Stated task:
Leaving out every picture, retype the lines below from the top through the one that contains "0.905, 0.915]".
━━━ Dataset excerpt ━━━
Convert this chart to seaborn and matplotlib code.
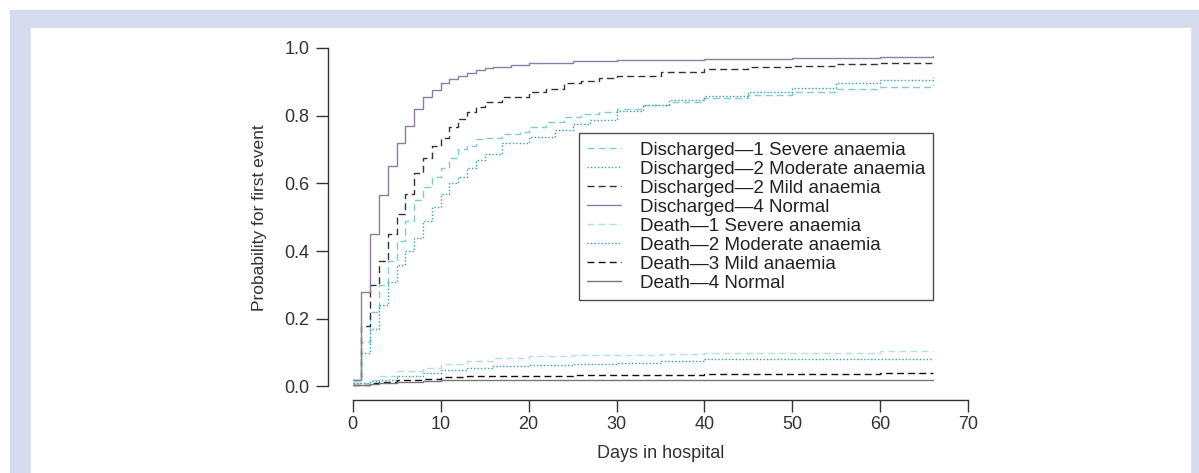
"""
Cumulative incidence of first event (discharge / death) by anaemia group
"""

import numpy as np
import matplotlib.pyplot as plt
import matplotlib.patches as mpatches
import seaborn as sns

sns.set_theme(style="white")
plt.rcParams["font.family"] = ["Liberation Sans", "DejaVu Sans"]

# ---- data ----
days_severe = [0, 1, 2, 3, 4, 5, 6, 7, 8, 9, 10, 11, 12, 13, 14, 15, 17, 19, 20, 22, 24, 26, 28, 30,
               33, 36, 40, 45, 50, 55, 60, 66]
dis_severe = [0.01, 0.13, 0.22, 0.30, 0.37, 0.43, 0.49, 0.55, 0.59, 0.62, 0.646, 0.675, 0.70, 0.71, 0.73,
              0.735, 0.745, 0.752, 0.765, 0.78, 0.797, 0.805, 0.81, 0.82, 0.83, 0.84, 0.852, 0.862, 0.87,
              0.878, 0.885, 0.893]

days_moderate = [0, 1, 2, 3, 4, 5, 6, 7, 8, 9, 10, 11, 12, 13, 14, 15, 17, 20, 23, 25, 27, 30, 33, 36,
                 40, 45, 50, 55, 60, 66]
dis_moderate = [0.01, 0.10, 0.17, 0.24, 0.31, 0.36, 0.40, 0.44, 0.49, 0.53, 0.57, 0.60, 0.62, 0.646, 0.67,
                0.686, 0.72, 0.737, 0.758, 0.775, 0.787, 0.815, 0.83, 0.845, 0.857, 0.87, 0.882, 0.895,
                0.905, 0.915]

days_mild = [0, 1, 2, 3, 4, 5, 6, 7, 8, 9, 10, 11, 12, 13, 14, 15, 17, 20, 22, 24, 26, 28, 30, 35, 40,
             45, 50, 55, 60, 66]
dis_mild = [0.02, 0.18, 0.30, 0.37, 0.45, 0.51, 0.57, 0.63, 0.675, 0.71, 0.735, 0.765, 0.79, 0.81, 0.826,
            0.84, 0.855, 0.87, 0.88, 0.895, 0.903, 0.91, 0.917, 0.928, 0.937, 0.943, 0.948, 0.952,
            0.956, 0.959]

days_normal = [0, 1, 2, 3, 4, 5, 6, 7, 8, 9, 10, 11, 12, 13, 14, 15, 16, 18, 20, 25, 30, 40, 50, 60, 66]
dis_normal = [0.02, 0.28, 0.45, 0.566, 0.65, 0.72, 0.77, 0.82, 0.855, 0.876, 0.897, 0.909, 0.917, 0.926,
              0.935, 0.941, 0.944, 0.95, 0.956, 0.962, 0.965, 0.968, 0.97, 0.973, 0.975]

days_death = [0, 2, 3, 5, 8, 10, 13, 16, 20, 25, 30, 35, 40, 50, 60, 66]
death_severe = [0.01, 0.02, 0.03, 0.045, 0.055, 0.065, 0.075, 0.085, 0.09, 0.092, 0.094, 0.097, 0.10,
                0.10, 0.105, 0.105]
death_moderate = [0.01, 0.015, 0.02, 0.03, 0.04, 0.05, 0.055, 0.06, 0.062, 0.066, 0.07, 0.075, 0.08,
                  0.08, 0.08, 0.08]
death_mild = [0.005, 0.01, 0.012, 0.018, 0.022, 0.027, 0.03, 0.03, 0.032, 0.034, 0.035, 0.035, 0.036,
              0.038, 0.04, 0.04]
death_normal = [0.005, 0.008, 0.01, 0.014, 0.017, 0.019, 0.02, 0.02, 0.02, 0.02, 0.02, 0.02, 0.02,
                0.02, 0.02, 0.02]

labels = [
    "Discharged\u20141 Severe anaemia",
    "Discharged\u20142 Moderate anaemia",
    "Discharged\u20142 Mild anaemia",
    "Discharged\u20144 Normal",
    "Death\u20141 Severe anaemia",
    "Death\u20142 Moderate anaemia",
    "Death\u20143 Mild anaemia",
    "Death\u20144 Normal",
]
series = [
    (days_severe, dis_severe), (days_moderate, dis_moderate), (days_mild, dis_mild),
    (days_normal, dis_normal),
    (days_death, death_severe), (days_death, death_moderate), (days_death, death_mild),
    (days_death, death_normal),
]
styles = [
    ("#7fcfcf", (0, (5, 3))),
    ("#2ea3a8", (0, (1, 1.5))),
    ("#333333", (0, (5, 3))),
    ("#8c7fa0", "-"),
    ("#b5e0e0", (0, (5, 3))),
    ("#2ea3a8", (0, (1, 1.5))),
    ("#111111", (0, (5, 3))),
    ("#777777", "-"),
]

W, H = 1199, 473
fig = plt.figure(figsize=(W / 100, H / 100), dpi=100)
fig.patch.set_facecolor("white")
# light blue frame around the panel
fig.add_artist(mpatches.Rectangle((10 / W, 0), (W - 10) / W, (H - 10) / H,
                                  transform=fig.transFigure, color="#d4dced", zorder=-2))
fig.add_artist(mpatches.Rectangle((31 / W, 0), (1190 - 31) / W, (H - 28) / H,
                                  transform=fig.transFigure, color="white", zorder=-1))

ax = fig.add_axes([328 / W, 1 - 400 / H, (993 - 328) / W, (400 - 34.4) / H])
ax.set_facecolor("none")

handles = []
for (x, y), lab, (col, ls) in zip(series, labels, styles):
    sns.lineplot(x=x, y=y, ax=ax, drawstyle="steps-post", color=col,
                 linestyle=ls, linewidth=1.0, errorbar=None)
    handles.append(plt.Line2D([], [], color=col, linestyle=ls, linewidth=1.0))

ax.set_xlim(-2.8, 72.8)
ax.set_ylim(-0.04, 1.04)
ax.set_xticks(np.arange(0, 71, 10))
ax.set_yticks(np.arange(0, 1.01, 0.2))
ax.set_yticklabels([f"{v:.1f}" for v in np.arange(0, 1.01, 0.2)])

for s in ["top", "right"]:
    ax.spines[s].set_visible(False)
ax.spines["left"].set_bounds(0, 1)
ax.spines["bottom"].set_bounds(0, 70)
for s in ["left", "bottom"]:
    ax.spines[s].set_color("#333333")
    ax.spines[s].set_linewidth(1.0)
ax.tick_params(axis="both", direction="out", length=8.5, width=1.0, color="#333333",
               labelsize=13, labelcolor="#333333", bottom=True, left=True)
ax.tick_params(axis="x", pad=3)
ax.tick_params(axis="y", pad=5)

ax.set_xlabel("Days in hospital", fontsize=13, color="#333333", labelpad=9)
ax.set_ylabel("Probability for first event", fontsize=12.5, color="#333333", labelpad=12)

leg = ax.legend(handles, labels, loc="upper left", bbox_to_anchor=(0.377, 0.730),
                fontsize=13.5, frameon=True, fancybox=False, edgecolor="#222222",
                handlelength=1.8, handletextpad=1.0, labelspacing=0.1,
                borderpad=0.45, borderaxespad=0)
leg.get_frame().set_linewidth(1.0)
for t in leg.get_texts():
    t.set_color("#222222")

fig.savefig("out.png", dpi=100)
━━━
Answer to the task:
Convert this chart to seaborn and matplotlib code.
"""
Cumulative incidence of first event (discharge / death) by anaemia group
"""

import numpy as np
import matplotlib.pyplot as plt
import matplotlib.patches as mpatches
import seaborn as sns

sns.set_theme(style="white")
plt.rcParams["font.family"] = ["Liberation Sans", "DejaVu Sans"]

# ---- data ----
days_severe = [0, 1, 2, 3, 4, 5, 6, 7, 8, 9, 10, 11, 12, 13, 14, 15, 17, 19, 20, 22, 24, 26, 28, 30,
               33, 36, 40, 45, 50, 55, 60, 66]
dis_severe = [0.01, 0.13, 0.22, 0.30, 0.37, 0.43, 0.49, 0.55, 0.59, 0.62, 0.646, 0.675, 0.70, 0.71, 0.73,
              0.735, 0.745, 0.752, 0.765, 0.78, 0.797, 0.805, 0.81, 0.82, 0.83, 0.84, 0.852, 0.862, 0.87,
              0.878, 0.885, 0.893]

days_moderate = [0, 1, 2, 3, 4, 5, 6, 7, 8, 9, 10, 11, 12, 13, 14, 15, 17, 20, 23, 25, 27, 30, 33, 36,
                 40, 45, 50, 55, 60, 66]
dis_moderate = [0.01, 0.10, 0.17, 0.24, 0.31, 0.36, 0.40, 0.44, 0.49, 0.53, 0.57, 0.60, 0.62, 0.646, 0.67,
                0.686, 0.72, 0.737, 0.758, 0.775, 0.787, 0.815, 0.83, 0.845, 0.857, 0.87, 0.882, 0.895,
                0.905, 0.915]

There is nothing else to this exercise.